→ SHORT EXERCISE: From the listing below, copy every line with the word "Write".

→ RECORDS FOR THE EXERCISE:

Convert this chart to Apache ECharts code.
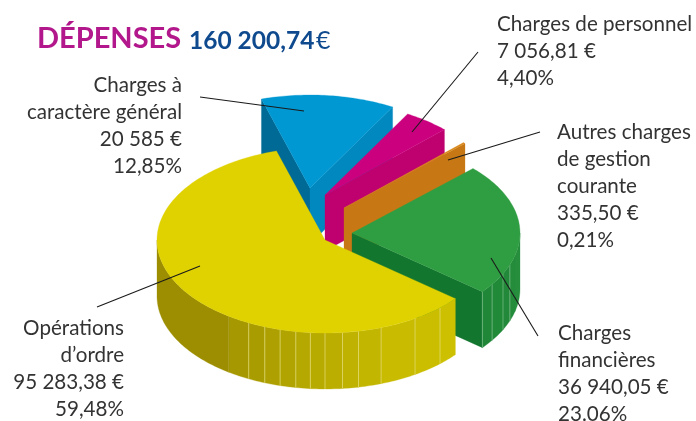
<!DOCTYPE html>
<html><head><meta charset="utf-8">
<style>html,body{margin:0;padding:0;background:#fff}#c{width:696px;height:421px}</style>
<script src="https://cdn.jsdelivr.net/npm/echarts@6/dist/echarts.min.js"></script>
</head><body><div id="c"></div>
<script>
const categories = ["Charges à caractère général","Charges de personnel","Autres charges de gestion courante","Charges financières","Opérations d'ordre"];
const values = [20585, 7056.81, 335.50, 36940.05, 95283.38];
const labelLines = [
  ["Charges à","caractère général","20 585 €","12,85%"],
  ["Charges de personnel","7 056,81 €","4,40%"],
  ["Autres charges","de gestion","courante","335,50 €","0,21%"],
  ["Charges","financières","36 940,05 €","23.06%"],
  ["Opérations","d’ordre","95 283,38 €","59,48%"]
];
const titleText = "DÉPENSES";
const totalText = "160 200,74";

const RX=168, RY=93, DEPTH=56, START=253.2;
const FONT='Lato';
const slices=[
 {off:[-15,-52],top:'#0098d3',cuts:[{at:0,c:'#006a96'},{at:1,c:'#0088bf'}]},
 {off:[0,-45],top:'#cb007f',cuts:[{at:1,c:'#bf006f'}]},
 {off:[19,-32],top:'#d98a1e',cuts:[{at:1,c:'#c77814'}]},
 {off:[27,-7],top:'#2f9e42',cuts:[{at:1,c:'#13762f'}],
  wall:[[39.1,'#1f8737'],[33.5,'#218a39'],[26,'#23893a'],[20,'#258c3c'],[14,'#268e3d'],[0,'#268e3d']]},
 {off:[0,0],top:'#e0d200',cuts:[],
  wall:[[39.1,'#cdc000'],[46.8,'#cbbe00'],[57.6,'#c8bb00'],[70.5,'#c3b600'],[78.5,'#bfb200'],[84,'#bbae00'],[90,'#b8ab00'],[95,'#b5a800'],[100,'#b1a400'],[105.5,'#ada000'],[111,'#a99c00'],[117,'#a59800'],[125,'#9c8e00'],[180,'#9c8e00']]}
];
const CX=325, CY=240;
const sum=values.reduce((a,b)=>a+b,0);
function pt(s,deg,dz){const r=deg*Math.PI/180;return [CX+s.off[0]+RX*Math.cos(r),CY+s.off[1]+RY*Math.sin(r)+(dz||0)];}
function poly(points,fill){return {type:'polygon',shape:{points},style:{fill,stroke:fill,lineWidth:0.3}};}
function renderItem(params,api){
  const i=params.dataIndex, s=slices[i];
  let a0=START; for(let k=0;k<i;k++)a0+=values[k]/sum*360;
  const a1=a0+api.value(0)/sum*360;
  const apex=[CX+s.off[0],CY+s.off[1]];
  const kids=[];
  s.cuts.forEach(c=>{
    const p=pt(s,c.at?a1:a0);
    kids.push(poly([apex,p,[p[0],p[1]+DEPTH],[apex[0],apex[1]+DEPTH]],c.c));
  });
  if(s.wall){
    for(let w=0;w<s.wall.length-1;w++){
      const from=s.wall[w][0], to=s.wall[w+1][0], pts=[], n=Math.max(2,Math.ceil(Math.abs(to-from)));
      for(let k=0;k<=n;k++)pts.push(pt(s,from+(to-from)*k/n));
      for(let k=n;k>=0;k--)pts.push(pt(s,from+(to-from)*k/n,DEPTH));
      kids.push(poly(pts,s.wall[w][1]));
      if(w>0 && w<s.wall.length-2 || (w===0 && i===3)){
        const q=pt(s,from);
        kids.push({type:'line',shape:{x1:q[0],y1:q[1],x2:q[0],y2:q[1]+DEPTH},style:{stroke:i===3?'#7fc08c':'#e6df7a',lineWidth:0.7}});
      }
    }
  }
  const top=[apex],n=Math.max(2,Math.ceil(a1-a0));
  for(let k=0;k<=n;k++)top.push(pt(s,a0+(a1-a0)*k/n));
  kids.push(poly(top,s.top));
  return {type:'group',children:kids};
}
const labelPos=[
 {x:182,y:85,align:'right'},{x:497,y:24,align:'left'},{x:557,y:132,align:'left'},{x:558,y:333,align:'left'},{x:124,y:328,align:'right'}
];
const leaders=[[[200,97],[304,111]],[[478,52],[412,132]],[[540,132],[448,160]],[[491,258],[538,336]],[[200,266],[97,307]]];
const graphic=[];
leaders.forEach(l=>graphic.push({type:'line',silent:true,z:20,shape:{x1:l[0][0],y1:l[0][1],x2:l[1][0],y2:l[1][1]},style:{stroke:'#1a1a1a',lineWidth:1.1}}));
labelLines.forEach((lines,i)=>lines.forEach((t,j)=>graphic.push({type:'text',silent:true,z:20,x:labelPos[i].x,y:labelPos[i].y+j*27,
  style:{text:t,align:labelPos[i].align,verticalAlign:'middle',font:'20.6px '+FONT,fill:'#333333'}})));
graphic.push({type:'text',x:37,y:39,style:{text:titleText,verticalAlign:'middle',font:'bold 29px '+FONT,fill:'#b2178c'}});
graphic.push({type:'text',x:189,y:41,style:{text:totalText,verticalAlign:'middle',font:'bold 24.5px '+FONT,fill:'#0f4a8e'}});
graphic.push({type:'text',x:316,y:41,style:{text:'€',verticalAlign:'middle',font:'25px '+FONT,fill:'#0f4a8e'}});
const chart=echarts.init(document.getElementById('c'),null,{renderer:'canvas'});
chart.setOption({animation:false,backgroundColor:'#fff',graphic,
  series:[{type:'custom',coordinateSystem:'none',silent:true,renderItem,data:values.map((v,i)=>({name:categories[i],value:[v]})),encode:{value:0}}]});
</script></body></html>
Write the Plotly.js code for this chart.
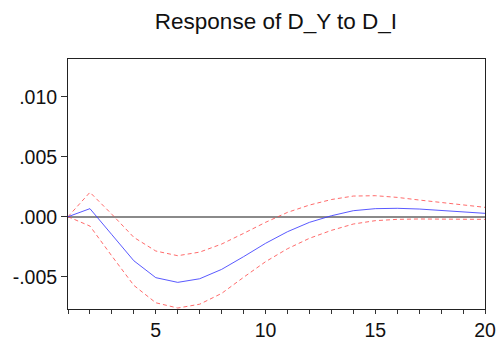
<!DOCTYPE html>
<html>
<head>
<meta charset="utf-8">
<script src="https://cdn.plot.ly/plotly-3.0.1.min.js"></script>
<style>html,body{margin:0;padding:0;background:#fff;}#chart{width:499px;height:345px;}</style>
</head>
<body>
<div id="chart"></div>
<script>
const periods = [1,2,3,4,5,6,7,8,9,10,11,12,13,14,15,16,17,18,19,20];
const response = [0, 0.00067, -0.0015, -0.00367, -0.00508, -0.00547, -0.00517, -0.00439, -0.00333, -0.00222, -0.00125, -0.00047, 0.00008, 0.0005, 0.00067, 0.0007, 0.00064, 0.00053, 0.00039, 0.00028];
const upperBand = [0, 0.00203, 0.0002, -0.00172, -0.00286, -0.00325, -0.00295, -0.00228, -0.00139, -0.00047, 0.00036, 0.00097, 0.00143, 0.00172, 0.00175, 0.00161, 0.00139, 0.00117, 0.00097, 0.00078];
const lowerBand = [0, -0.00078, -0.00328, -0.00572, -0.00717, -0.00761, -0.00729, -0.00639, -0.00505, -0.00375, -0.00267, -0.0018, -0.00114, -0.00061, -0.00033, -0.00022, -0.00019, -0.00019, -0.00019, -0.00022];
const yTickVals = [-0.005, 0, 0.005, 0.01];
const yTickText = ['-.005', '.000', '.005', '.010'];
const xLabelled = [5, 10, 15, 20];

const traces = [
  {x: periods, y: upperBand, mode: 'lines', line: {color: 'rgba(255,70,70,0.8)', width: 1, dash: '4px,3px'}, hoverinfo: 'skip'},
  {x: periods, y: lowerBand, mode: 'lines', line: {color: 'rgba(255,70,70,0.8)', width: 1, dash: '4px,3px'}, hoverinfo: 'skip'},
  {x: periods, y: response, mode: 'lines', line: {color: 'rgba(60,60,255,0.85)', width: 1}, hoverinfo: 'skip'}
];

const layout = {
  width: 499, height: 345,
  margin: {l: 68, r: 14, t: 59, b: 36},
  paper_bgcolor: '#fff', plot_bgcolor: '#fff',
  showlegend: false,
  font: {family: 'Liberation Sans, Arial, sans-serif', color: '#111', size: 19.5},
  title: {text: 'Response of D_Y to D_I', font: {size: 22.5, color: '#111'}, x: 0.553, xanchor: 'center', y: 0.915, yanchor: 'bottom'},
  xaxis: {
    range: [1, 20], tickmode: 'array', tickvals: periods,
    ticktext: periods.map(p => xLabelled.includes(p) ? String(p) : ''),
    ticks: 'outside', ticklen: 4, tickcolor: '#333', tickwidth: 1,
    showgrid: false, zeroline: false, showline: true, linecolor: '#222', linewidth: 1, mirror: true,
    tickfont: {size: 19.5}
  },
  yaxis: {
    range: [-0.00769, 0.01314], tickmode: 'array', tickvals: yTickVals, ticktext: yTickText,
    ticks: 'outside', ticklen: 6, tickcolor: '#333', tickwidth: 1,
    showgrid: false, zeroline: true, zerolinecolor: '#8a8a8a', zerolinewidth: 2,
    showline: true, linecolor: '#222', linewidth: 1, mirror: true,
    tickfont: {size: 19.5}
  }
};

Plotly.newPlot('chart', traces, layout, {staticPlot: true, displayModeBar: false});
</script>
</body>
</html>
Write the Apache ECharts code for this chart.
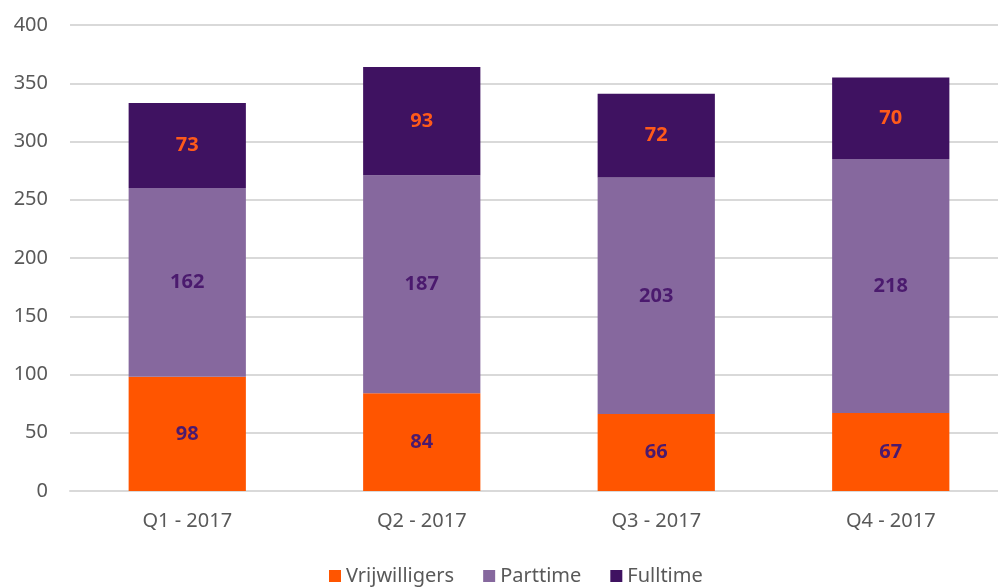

→ CORRECT RESPONSE:
Write the Plotly.js code for this chart.
Write the Apache ECharts code for this chart.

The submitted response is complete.